The National Photographic Interpretation Center (NPIC) was a United States intelligence community body responsible for the scientific exploitation of aerial and satellite imagery. Established in 1953 under CIA leadership and later jointly managed with the Defense Intelligence Agency, NPIC operated from Building 213 at the Washington Navy Yard until its 1996 integration into the National Imagery and Mapping Agency (NIMA), now the National Geospatial-Intelligence Agency (NGA).

UAP-Related Role

NPIC is famous in UAP history for its analysis of unusual photographic and film material, most prominently the Zanesville Ohio UFO photographs taken by Ralph Ditter in 1966-67 and the celebrated Tremonton Utah 1952 Navy film analysed earlier by Naval Photographic Interpretation teams.
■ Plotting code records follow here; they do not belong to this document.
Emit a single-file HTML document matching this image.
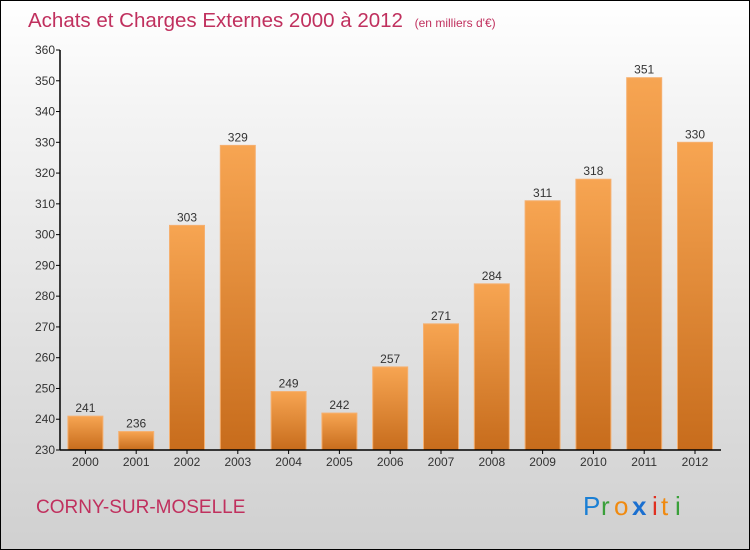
<!DOCTYPE html>
<html><head><meta charset="utf-8"><style>
html,body{margin:0;padding:0}
body{width:750px;height:550px;overflow:hidden;font-family:"Liberation Sans",sans-serif}
#frame{position:absolute;left:0;top:0;width:748px;height:548px;border:1px solid #000;background:linear-gradient(#ffffff,#f4f4f4 20%,#d0d0d0)}
</style></head><body>
<div id="frame">
<svg width="750" height="550" style="position:absolute;left:-1px;top:-1px" id="chart">
<defs><linearGradient id="bg" x1="0" y1="0" x2="0" y2="1"><stop offset="0" stop-color="#f7a552"/><stop offset="1" stop-color="#c76c1c"/></linearGradient></defs>
<text x="28" y="27" font-size="20.5" fill="#c0305e">Achats et Charges Externes 2000 à 2012 <tspan font-size="12" dx="6">(en milliers d'€)</tspan></text>
<text x="36" y="513" font-size="19" fill="#c0305e">CORNY-SUR-MOSELLE</text>
<g font-size="26">
<text x="583" y="515" fill="#1a7fd4">P</text><text x="601" y="515" fill="#3aa03a">r</text><text x="614" y="515" fill="#f08a10">o</text><text x="632" y="515" fill="#1a6fd0" font-weight="bold">x</text><text x="652" y="515" fill="#e03020">i</text><text x="661" y="515" fill="#f08a10">t</text><text x="675" y="515" fill="#3aa03a">i</text>
</g>
<g id="bars"></g><g id="axes"></g>
</svg></div>
<script>
const categories=["2000","2001","2002","2003","2004","2005","2006","2007","2008","2009","2010","2011","2012"];
const values=[241,236,303,329,249,242,257,271,284,311,318,351,330];
const ticks=[230,240,250,260,270,280,290,300,310,320,330,340,350,360];
const NS="http://www.w3.org/2000/svg";
const x0=60,slot=50.8,yBase=450,yTop=50,vMin=230,vMax=360;
const y=v=>yBase-(v-vMin)/(vMax-vMin)*(yBase-yTop);
const bars=document.getElementById('bars'),axes=document.getElementById('axes');
function mk(t,a,p){const e=document.createElementNS(NS,t);for(const k in a)e.setAttribute(k,a[k]);p.appendChild(e);return e;}
categories.forEach((c,i)=>{
 const cx=x0+slot*(i+0.5);
 const r=mk('rect',{x:cx-17.5,y:y(values[i]),width:35,height:yBase-y(values[i]),fill:'url(#bg)',stroke:'#f5b070','stroke-width':1},bars);
 
 
 const t=mk('text',{x:cx,y:y(values[i])-4,'text-anchor':'middle','font-size':12,fill:'#333'},bars);
 t.textContent=values[i];
 
 
 const l=mk('text',{x:cx,y:466,'text-anchor':'middle','font-size':12,fill:'#333'},axes);
 l.textContent=c;
 
 
 mk('line',{x1:cx,x2:cx,y1:450,y2:454,stroke:'#000'},axes);
});
ticks.forEach(v=>{
 mk('line',{x1:56,x2:60,y1:y(v),y2:y(v),stroke:'#000'},axes);
 const t=mk('text',{x:55,y:y(v)+4,'text-anchor':'end','font-size':12,fill:'#333'},axes);
 t.textContent=v;
 
 
});
const ya=mk('line',{x1:60,x2:60,y1:50,y2:450,stroke:'#000','stroke-width':1.5},axes);


const xa=mk('line',{x1:60,x2:721,y1:450,y2:450,stroke:'#000','stroke-width':1.5},axes);


</script>
</body></html>
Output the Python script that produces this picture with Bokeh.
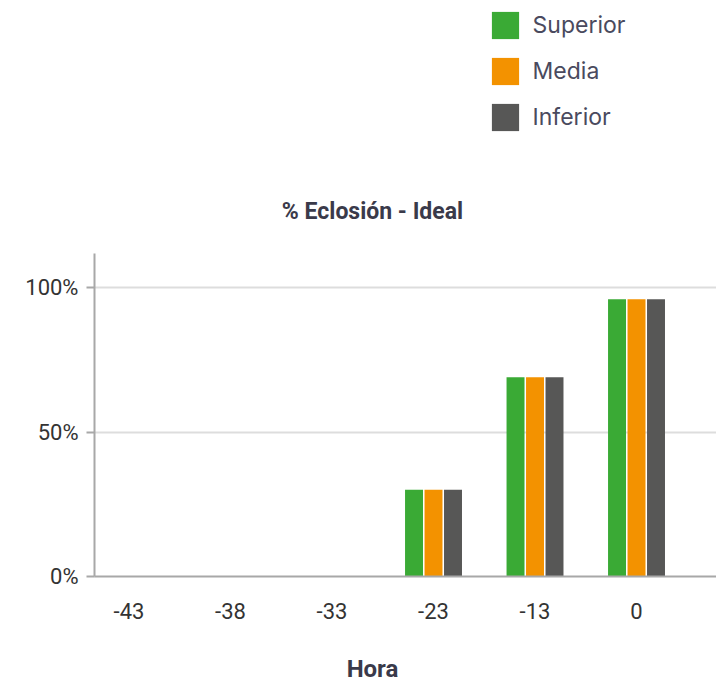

CIA documents show NPIC was consulted on the 1965 Heflin Santa Ana photographs and various Cold War era radar-imagery anomalies. Arthur C. Lundahl, founding director of NPIC, personally oversaw multiple UFO-film evaluations.

Significance

NPIC analyses were cited as authoritative in Project Blue Book and in later declassified CIA UFO Papers (Wright, 2019). The centre's methodology of rigorous photometric, stereoscopic, and comparative analysis set the standard for later official UAP imagery review, including at today's AARO.